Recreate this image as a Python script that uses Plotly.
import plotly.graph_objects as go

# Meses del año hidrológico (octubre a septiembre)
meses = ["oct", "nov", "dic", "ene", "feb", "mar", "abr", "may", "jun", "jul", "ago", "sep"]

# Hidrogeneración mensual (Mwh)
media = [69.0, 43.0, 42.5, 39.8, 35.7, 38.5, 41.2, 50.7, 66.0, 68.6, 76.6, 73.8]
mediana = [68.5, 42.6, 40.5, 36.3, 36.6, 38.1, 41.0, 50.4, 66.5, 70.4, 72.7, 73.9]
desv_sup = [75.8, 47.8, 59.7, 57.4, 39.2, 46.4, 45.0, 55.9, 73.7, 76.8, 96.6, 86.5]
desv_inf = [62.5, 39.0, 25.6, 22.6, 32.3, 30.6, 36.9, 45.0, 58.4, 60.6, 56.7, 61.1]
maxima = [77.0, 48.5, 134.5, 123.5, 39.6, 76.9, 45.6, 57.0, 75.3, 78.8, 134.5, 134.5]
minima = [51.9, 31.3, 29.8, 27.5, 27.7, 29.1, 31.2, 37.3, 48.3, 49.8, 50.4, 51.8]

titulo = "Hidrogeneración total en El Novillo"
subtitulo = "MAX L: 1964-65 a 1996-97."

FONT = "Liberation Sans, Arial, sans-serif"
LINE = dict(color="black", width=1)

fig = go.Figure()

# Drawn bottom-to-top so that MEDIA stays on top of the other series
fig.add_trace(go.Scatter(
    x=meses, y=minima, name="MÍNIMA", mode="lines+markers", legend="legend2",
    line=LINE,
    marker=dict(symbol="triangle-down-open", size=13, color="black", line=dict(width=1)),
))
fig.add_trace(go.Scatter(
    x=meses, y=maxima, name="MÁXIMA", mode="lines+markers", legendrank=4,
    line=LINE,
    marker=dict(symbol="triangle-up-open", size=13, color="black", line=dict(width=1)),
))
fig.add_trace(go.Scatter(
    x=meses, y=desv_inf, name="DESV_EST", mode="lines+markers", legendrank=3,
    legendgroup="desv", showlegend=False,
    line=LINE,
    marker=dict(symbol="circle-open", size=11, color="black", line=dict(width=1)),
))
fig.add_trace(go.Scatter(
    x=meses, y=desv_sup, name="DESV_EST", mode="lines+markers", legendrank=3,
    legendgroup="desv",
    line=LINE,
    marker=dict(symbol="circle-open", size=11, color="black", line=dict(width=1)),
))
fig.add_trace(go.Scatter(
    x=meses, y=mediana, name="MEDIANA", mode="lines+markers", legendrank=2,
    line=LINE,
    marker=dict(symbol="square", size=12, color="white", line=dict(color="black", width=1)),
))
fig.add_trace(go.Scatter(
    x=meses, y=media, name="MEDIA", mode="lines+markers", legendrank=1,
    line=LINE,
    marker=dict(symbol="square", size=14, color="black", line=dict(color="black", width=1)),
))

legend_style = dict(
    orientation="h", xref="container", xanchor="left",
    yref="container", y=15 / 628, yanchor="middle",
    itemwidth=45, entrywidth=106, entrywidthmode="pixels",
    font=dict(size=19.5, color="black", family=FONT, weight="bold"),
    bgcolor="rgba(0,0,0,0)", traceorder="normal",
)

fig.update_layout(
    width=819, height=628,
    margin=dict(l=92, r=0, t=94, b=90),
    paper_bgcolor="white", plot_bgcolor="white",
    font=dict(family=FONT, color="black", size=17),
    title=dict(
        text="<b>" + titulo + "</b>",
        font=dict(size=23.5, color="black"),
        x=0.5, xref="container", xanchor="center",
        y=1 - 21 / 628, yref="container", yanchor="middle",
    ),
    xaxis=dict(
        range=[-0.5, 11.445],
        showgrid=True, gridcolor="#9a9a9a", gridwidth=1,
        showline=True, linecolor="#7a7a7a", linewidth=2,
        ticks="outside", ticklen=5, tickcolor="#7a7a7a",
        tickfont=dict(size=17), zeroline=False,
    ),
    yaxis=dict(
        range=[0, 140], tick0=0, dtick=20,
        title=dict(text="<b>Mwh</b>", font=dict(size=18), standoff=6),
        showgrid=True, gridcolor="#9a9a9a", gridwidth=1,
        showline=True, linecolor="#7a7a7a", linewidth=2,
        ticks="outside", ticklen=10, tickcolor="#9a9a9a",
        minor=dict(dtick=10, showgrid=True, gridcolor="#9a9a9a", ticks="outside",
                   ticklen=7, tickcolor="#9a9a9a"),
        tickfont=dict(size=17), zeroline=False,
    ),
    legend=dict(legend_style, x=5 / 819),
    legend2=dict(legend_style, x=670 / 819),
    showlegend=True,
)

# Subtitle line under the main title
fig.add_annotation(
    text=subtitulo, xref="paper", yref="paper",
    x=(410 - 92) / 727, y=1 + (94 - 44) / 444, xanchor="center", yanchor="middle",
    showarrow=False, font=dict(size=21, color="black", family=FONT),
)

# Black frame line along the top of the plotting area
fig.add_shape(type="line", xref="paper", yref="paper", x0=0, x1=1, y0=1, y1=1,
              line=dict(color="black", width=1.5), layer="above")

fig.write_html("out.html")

» **PROBLEM**:
Repeat the data in its entirety, character for character.

» **ANSWER TO THE EXERCISE**:
Recreate this image as a Python script that uses Plotly.
import plotly.graph_objects as go

# Meses del año hidrológico (octubre a septiembre)
meses = ["oct", "nov", "dic", "ene", "feb", "mar", "abr", "may", "jun", "jul", "ago", "sep"]

# Hidrogeneración mensual (Mwh)
media = [69.0, 43.0, 42.5, 39.8, 35.7, 38.5, 41.2, 50.7, 66.0, 68.6, 76.6, 73.8]
mediana = [68.5, 42.6, 40.5, 36.3, 36.6, 38.1, 41.0, 50.4, 66.5, 70.4, 72.7, 73.9]
desv_sup = [75.8, 47.8, 59.7, 57.4, 39.2, 46.4, 45.0, 55.9, 73.7, 76.8, 96.6, 86.5]
desv_inf = [62.5, 39.0, 25.6, 22.6, 32.3, 30.6, 36.9, 45.0, 58.4, 60.6, 56.7, 61.1]
maxima = [77.0, 48.5, 134.5, 123.5, 39.6, 76.9, 45.6, 57.0, 75.3, 78.8, 134.5, 134.5]
minima = [51.9, 31.3, 29.8, 27.5, 27.7, 29.1, 31.2, 37.3, 48.3, 49.8, 50.4, 51.8]

titulo = "Hidrogeneración total en El Novillo"
subtitulo = "MAX L: 1964-65 a 1996-97."

FONT = "Liberation Sans, Arial, sans-serif"
LINE = dict(color="black", width=1)

fig = go.Figure()

# Drawn bottom-to-top so that MEDIA stays on top of the other series
fig.add_trace(go.Scatter(
    x=meses, y=minima, name="MÍNIMA", mode="lines+markers", legend="legend2",
    line=LINE,
    marker=dict(symbol="triangle-down-open", size=13, color="black", line=dict(width=1)),
))
fig.add_trace(go.Scatter(
    x=meses, y=maxima, name="MÁXIMA", mode="lines+markers", legendrank=4,
    line=LINE,
    marker=dict(symbol="triangle-up-open", size=13, color="black", line=dict(width=1)),
))
fig.add_trace(go.Scatter(
    x=meses, y=desv_inf, name="DESV_EST", mode="lines+markers", legendrank=3,
    legendgroup="desv", showlegend=False,
    line=LINE,
    marker=dict(symbol="circle-open", size=11, color="black", line=dict(width=1)),
))
fig.add_trace(go.Scatter(
    x=meses, y=desv_sup, name="DESV_EST", mode="lines+markers", legendrank=3,
    legendgroup="desv",
    line=LINE,
    marker=dict(symbol="circle-open", size=11, color="black", line=dict(width=1)),
))
fig.add_trace(go.Scatter(
    x=meses, y=mediana, name="MEDIANA", mode="lines+markers", legendrank=2,
    line=LINE,
    marker=dict(symbol="square", size=12, color="white", line=dict(color="black", width=1)),
))
fig.add_trace(go.Scatter(
    x=meses, y=media, name="MEDIA", mode="lines+markers", legendrank=1,
    line=LINE,
    marker=dict(symbol="square", size=14, color="black", line=dict(color="black", width=1)),
))

legend_style = dict(
    orientation="h", xref="container", xanchor="left",
    yref="container", y=15 / 628, yanchor="middle",
    itemwidth=45, entrywidth=106, entrywidthmode="pixels",
    font=dict(size=19.5, color="black", family=FONT, weight="bold"),
    bgcolor="rgba(0,0,0,0)", traceorder="normal",
)

fig.update_layout(
    width=819, height=628,
    margin=dict(l=92, r=0, t=94, b=90),
    paper_bgcolor="white", plot_bgcolor="white",
    font=dict(family=FONT, color="black", size=17),
    title=dict(
        text="<b>" + titulo + "</b>",
        font=dict(size=23.5, color="black"),
        x=0.5, xref="container", xanchor="center",
        y=1 - 21 / 628, yref="container", yanchor="middle",
    ),
    xaxis=dict(
        range=[-0.5, 11.445],
        showgrid=True, gridcolor="#9a9a9a", gridwidth=1,
        showline=True, linecolor="#7a7a7a", linewidth=2,
        ticks="outside", ticklen=5, tickcolor="#7a7a7a",
        tickfont=dict(size=17), zeroline=False,
    ),
    yaxis=dict(
        range=[0, 140], tick0=0, dtick=20,
        title=dict(text="<b>Mwh</b>", font=dict(size=18), standoff=6),
        showgrid=True, gridcolor="#9a9a9a", gridwidth=1,
        showline=True, linecolor="#7a7a7a", linewidth=2,
        ticks="outside", ticklen=10, tickcolor="#9a9a9a",
        minor=dict(dtick=10, showgrid=True, gridcolor="#9a9a9a", ticks="outside",
                   ticklen=7, tickcolor="#9a9a9a"),
        tickfont=dict(size=17), zeroline=False,
    ),
    legend=dict(legend_style, x=5 / 819),
    legend2=dict(legend_style, x=670 / 819),
    showlegend=True,
)

# Subtitle line under the main title
fig.add_annotation(
    text=subtitulo, xref="paper", yref="paper",
    x=(410 - 92) / 727, y=1 + (94 - 44) / 444, xanchor="center", yanchor="middle",
    showarrow=False, font=dict(size=21, color="black", family=FONT),
)

# Black frame line along the top of the plotting area
fig.add_shape(type="line", xref="paper", yref="paper", x0=0, x1=1, y0=1, y1=1,
              line=dict(color="black", width=1.5), layer="above")

fig.write_html("out.html")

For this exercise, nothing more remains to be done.